If you haven't attended a military funeral before, or are planning a military funeral for a loved one, it can be helpful to know what to expect. Unlike a funeral for non-military affiliated individuals, military funerals often have various military funeral honors throughout the service.
Military Funeral Honors
In general, military funeral honors may include:
- An Honor Guard Detail of no less than two members from the Armed Forces, one of whom from the branch in which the deceased person served, also called a parent service representative
- Folding an American flag by a representative of the deceased person's parent service
- Presenting the flag to the next of kin
- Playing Taps either by a bugler or via electronic recording
Who Is Eligible for Military Funeral Honros?
Those eligible to receive military funeral honors include:
- Active duty service persons or those in the Selected Reserve
- Former active service members who were honorably discharged or retired
- Former members of a Selected Reserve who served for at least one year and who retired or were honorably discharged
- Members of the military who were discharged due to injury received in the line of duty
Burial and graveside related customs may include:
- During a funeral, the casket has an American flag draped over it. As part of a tradition that dates back to the 18th century, the blue field of the flag is placed at the head of the casket, over the deceased person's left shoulder during the funeral.
- Once the graveside services are completed, if requested, there will be a three volley rifle firing. The parent service representative may give the next of kin a casing from rounds that are shot.
- During military funerals for heads of state, a former U.S. President for example, the casket is placed upon a caisson and pulled by several horses. A single riderless horse follows behind, bearing only boots facing backward in the stirrups. This style of procession is also used during a funeral for an Army or Marine Corps officer who ranked as corporal or higher.
- During services at Arlington National Cemetery, a service person will stand vigil over the casket until it is properly interred in the ground.
Military Funeral Protocol
Military funeral protocol will vary depending on what the family of the deceased individual requests, as well as which honors they were eligible to receive.
Military Funeral Flag
The military funeral flag is draped over the casket or is placed by the urn during the funeral service and is typically given to the next of kin or a friend of the deceased individual.

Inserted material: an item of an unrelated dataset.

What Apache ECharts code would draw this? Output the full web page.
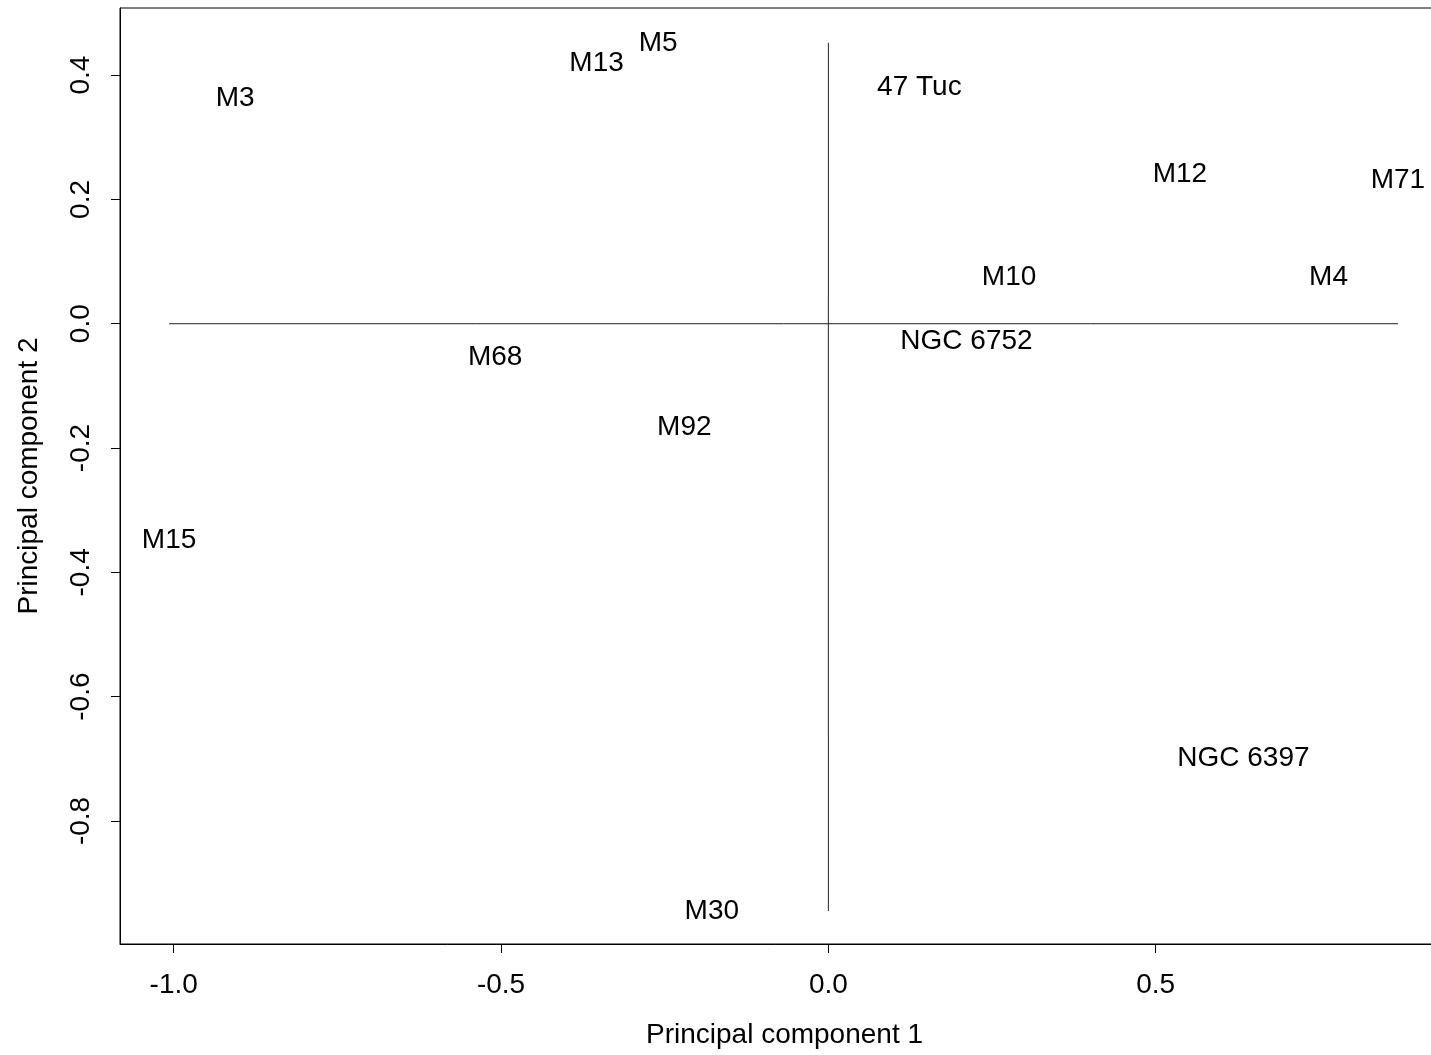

Usually after the playing of Taps, the flag is folded precisely 13 times until only the blue part with the white stars is showing. If you are given the flag:
- The individual holding the flag will face you with the flag held at waist-level.
- They may say, "On behalf of the President of the United States, (the United States Army; the United States Marine Corps; the United States Navy; or the United States Air Force), and a grateful Nation, please accept this flag as a symbol of our appreciation for your loved one's honorable and faithful service."
- You may then reach out and take the flag.
What Happens at a Funeral With Military Honors?
At a funeral with military honors, the protocols will vary slightly depending on the deceased individual's family's wishes, the rank that the deceased individual held while serving, as well as the availability of military personnel who are able to participate in the service.
Who Gets a 21-Gun Salute at Their Funeral?
The 21-gun salute is fired during an ex-president's, president's, or current president's funeral. It may also be fired on Memorial Day, Independence Day, and President's Day.
How Do You Get Full Military Honors at a Funeral?
Prisoners of war, medal of honor recipients, general officers and above, commanding officers and above, and flag officers may be entitled to full military honors at their funeral.
What Are Full Military Honors?
Full military honors may include:
- Honor guard detail
- Folding and presenting American flag
- Playing of Taps
- Casket team
- Firing party
- A bugler
- Military funeral escort
- A riderless horse with boots facing backwards
- Air force flyover
- Casket carried to burial grounds in caisson
Military Funeral Order of Service
A sample of a military funeral service:
- A funeral car or caisson travels to the place of burial.
- Military members salute upon arrival.
- Funeral director or chaplain leads the casket, which is carried by pallbearers, to the gravesite.
- Once graveside, the flag is placed appropriately on the casket.
- Everyone in attendance is asked to sit.
- The service occurs.
- Those who were general officers and ranks above may receive a cannon salute.
- Funeral service officiant steps aside and an officer in charge steps up to the casket and the family of the deceased individual stand up.
- Rifle volley occurs.
- Taps is played.
- Family sits after Taps concludes.
- Flag is folded and presented to next of kin.
- Condolences may be exchanged.
- Service is concluded.
Military Funeral Honors Request Form
Military funeral honors procedures can be requested by the funeral director you are working with, or by whoever is planning the funeral. To do so, contact the Military Funeral Honors coordinator in your area and fill out the military funeral honors request form.
Military Funeral Etiquette
If you haven't attended a military funeral before, it's important to understand appropriate military funeral etiquette. This may include what to wear, if you should or should not have your child or children attend, as well as whether you need to participate in any aspects of the service.
What to Expect at a Military Funeral
Military funerals will vary depending on several factors. Understanding what to expect at a military funeral, or how to plan a military funeral, can help you feel a bit more prepared during this time.